Mechanism: It converts calcium hardness into soft, non-adherent sludge that is easily removed by blowdown.

The presence of alkalinity in a water sample may be due to many different substances.  However, for the sake of simplicity, the presence of bicarbonate, carbonate, and hydroxide ions is commonly considered as alkalinity.  The points of change in colour of phenolphthalein and methyl orange indicators, which occur at pH 8.3 and pH 4.3 provide standard reference points which are almost universally used to express alkalinity.

Very high alkalinity values can be undesirable in an industrial water supply.  For example, the presence of a high methyl orange alkalinity should be avoided in boiler feed water because of the resultant carbon dioxide content of the steam.  Carbon dioxide usually is responsible for the corrosion of steam and return lines.  High boiler water alkalinities are also undesirable because the presence of high hydroxide ion concentration is the primary cause of caustic metal embrittlement.
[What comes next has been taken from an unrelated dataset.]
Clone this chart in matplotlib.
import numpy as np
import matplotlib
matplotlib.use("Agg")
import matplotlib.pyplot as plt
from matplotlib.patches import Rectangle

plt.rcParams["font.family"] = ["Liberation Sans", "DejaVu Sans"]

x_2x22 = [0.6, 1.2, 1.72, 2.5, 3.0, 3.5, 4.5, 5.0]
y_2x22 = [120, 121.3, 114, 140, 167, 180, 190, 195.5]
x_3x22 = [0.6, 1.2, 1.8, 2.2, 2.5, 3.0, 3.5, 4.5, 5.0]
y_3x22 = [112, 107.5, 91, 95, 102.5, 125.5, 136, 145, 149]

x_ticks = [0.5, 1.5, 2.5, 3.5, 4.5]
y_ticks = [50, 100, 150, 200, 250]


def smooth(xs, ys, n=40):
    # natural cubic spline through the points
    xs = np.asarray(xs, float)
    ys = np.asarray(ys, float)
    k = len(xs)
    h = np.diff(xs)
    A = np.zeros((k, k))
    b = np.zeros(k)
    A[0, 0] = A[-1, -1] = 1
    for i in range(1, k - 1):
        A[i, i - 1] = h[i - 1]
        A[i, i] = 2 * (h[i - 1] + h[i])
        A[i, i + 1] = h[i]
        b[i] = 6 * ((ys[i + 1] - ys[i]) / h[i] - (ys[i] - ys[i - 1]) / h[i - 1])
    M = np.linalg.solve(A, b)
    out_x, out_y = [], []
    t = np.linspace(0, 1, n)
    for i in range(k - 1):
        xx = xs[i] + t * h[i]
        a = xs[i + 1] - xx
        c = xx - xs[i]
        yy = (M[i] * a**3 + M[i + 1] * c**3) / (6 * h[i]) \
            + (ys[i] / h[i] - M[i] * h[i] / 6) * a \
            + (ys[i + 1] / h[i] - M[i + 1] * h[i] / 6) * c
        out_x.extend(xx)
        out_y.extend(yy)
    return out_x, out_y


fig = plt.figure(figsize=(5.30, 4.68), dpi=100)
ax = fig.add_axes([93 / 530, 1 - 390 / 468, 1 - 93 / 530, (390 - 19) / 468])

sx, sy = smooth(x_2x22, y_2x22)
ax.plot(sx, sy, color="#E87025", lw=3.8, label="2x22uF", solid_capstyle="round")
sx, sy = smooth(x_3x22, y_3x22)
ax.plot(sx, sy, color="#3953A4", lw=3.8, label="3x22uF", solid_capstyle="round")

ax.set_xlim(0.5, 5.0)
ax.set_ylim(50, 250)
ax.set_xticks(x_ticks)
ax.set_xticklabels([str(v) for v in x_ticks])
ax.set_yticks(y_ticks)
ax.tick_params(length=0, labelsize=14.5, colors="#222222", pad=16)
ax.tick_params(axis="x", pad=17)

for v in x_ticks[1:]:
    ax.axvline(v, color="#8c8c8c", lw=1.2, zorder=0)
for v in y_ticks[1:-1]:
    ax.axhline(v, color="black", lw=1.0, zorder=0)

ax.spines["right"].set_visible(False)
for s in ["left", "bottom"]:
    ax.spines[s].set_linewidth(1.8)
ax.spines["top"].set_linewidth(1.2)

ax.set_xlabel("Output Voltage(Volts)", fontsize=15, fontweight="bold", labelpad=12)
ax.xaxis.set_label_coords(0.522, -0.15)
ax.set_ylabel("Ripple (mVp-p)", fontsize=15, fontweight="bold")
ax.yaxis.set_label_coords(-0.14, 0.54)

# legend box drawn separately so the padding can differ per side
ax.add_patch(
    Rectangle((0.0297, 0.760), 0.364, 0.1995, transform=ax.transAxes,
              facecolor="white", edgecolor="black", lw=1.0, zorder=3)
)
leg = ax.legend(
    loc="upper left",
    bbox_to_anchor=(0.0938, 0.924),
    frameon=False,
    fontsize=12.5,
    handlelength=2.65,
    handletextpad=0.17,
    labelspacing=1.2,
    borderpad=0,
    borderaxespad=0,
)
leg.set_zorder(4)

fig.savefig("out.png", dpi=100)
A very high boiler alkalinity can also lead to an undesirable carryover condition.  On the other hand, the alkalinity of boiler water must be sufficiently high to protect the boiler metal against acidic corrosion and to ensure precipitation of scale-forming salts.  Usual treatment approaches include setting both a minimum alkalinity level and an operating range.
 

Hydroxide alkalinity may be determined by adding barium chloride prior to titration to precipitate the carbonate ion from solution, allowing direct titration of the hydroxide alkalinity.  Measurement of hydroxide alkalinity is also used to control lime soda softeners.
 

In cooling water systems, alkalinity is of major importance since the total alkalinity of a water is one factor that must be considered when predicting the tendency for the water to precipitate calcium carbonate scale.  Depending on the choice of chemical treatments to protect against corrosion and scale formation, the operating alkalinity and pH ranges are chosen to balance these two features.

Alkalinity Titrimetric Method (0-200 ppm) 

Principle Theory

This test is based on the determination of alkalinity by titration with standard acid to the phenolphthalein colour change (or to a pH of 8.3) and to the methyl orange colour change (or a pH of 4.3).  For determination of hydroxide alkalinity only, barium chloride is added prior to titration to precipitate the carbonate ions.  Titration is then taken only to the phenolphthalein endpoint.  A pH meter may be used instead of the indicators to determine the endpoints of the titration.